Given request ▸ Nothing outside the range is to be copied. From the entries below, reproduce exactly the lines starting at the one with "Generate a Python" and ending at the one with "from matplotlib.ticker import", without pictures.

Records supplied ▸
+++
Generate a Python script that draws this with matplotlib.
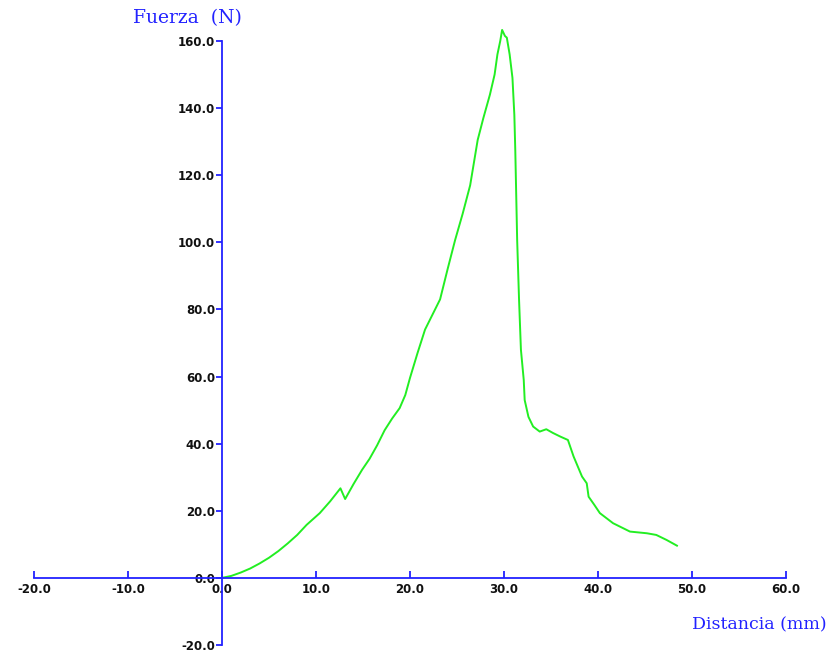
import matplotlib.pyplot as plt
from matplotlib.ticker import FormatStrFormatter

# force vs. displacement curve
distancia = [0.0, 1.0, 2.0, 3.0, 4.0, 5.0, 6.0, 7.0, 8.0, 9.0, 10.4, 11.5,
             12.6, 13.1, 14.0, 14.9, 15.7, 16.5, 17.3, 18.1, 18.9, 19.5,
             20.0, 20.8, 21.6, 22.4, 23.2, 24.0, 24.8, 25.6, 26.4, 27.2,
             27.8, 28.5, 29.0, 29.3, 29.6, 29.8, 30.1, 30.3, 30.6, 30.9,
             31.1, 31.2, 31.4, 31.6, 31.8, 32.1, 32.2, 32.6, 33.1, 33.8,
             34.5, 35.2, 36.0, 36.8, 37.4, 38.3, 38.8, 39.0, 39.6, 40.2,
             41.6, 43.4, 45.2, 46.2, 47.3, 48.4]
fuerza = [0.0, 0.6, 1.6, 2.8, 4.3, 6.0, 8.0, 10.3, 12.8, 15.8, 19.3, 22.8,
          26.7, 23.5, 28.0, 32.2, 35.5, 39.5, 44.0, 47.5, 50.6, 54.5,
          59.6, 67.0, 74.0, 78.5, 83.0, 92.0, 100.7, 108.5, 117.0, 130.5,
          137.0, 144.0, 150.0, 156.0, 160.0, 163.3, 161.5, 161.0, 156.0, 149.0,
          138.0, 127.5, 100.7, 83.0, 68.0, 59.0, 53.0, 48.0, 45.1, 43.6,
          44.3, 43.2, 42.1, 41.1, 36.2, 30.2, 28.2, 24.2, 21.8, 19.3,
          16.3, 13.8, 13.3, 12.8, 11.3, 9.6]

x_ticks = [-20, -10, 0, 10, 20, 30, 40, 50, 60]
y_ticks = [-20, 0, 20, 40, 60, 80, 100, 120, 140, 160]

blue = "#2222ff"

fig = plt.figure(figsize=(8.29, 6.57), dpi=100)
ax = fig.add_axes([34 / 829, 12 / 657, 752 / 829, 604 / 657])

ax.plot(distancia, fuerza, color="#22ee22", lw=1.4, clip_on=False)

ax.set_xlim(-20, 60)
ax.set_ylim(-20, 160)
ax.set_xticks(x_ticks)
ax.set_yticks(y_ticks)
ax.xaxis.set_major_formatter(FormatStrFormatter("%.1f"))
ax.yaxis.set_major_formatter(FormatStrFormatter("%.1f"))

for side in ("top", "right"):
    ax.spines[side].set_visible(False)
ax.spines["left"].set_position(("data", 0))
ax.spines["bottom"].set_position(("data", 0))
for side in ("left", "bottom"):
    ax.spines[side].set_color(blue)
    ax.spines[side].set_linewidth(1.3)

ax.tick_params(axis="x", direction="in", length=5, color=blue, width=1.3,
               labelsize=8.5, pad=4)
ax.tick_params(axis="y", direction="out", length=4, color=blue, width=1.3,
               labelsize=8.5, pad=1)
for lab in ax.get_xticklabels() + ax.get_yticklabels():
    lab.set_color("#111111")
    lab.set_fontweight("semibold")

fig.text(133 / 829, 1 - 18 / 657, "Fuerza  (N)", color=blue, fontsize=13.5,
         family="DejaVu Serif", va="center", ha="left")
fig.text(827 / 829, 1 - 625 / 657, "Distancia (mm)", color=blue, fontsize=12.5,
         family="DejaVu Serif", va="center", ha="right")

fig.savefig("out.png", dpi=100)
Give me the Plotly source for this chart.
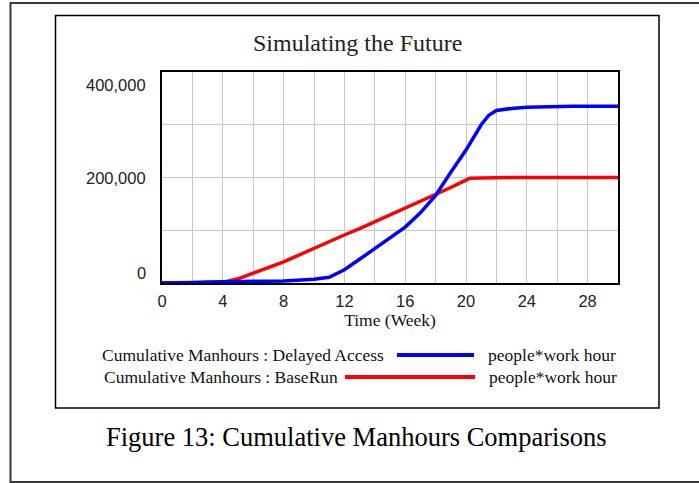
+++
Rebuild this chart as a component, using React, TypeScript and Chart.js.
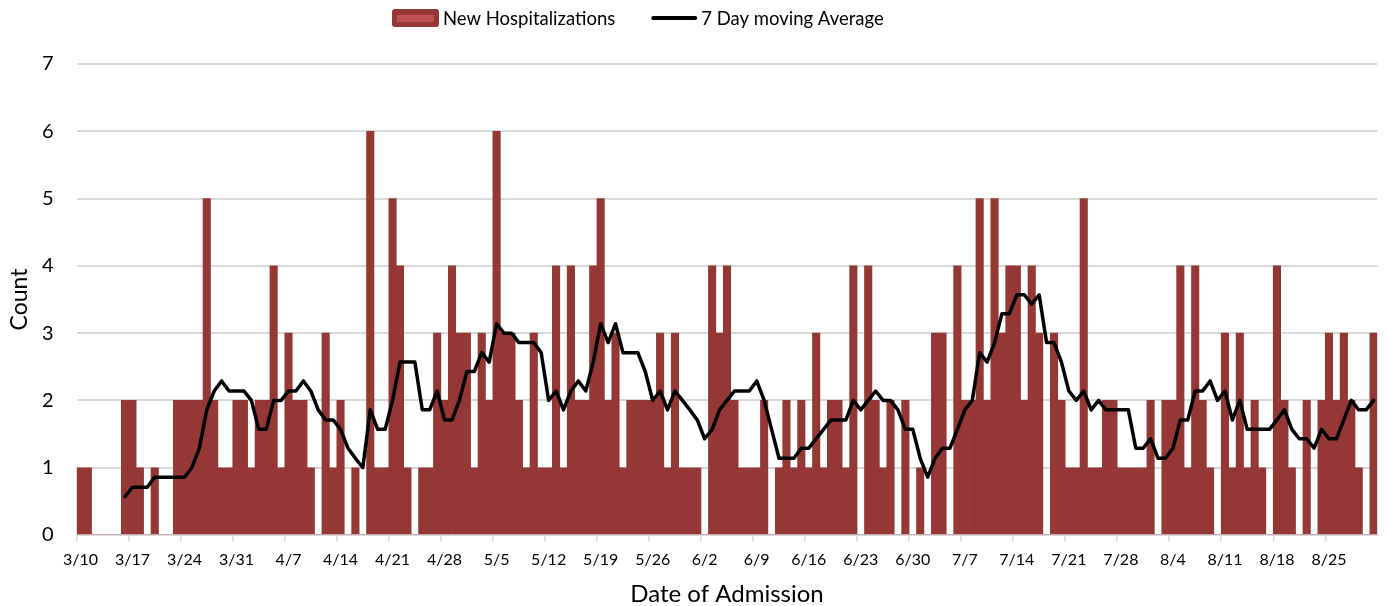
+++
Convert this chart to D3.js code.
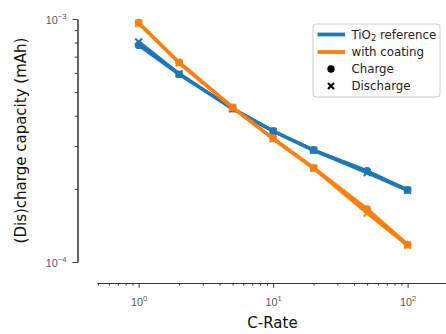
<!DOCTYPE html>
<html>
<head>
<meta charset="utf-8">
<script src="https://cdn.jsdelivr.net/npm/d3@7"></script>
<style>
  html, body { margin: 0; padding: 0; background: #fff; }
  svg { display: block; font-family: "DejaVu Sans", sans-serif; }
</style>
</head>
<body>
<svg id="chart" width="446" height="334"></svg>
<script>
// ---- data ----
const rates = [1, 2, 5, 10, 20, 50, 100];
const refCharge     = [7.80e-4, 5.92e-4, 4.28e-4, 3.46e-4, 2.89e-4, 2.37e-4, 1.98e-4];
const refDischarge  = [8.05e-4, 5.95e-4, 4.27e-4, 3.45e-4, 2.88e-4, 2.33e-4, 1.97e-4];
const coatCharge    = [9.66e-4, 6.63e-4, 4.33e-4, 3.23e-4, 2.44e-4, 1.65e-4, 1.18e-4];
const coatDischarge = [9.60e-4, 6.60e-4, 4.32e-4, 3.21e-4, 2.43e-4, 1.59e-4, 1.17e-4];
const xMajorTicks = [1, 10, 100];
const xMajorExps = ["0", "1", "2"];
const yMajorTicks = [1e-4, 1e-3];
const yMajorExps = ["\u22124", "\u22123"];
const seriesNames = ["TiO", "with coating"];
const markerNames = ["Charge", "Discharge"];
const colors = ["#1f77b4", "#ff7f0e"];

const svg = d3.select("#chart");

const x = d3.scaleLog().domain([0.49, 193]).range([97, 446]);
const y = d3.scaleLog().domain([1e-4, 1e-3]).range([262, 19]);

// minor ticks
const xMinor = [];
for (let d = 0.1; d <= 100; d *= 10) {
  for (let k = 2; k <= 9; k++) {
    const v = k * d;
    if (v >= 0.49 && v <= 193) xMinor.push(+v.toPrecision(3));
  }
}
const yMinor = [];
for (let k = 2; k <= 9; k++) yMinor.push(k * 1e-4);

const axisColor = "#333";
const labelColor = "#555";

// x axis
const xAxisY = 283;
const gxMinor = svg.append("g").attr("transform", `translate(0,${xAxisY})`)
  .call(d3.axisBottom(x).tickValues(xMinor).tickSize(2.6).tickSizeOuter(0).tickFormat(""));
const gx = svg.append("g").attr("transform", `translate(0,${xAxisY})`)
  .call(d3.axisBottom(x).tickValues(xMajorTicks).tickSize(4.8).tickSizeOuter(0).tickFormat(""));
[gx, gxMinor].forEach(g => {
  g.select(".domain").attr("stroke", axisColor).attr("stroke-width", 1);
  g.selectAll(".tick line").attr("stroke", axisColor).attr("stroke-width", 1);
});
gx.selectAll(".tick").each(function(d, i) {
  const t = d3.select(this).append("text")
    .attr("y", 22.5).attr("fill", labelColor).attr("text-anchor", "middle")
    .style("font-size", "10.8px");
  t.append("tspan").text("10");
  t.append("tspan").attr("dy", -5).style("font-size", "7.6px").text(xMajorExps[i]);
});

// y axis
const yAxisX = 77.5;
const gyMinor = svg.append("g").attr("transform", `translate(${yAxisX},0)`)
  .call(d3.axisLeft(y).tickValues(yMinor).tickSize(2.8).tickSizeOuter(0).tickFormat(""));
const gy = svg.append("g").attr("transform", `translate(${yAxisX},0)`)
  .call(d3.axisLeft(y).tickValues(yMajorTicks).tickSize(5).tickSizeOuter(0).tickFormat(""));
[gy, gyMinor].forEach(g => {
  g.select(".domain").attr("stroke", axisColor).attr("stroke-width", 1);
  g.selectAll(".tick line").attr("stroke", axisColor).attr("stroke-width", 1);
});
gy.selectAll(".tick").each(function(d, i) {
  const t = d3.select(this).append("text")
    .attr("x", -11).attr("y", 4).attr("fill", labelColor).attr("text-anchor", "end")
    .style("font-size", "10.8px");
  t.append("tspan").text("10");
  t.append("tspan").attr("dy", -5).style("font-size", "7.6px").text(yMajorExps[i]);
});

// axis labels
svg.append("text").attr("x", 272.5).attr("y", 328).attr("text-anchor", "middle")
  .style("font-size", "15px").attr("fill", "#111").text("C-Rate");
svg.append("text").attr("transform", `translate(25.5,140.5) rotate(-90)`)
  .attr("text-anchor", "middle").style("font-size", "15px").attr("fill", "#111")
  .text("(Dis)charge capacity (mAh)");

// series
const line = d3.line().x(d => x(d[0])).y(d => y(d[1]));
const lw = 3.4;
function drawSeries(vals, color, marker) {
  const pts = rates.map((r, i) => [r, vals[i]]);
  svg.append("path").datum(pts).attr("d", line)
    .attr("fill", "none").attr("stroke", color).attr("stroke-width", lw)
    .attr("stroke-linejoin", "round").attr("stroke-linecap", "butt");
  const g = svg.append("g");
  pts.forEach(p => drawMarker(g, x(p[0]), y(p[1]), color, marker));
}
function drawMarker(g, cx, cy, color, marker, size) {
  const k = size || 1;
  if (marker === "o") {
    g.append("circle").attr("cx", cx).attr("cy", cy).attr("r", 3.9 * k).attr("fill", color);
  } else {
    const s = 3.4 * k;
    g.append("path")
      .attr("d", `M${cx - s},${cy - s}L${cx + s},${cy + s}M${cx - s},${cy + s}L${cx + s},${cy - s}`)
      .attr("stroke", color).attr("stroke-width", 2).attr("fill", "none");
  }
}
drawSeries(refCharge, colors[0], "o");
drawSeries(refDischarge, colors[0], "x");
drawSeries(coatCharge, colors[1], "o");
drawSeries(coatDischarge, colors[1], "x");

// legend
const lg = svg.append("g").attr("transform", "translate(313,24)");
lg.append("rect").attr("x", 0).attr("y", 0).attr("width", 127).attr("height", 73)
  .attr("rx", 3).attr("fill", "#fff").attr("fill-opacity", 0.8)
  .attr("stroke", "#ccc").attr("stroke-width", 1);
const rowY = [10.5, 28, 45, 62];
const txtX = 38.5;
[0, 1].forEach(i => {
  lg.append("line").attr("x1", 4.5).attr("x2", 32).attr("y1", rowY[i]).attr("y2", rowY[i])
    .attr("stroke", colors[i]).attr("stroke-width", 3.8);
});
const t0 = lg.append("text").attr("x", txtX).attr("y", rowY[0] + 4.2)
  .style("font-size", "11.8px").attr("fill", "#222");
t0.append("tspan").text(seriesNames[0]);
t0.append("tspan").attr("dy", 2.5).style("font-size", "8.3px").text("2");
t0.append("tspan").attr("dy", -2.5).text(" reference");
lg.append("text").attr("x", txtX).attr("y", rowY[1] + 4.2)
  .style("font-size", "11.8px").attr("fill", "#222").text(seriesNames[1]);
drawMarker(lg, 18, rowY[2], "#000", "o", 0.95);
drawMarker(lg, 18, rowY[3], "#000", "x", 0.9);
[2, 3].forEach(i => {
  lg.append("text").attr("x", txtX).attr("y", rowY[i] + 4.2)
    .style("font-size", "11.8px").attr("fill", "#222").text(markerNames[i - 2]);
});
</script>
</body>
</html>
+++
Reply to the task ▸
Generate a Python script that draws this with matplotlib.
import matplotlib.pyplot as plt
from matplotlib.ticker import FormatStrFormatter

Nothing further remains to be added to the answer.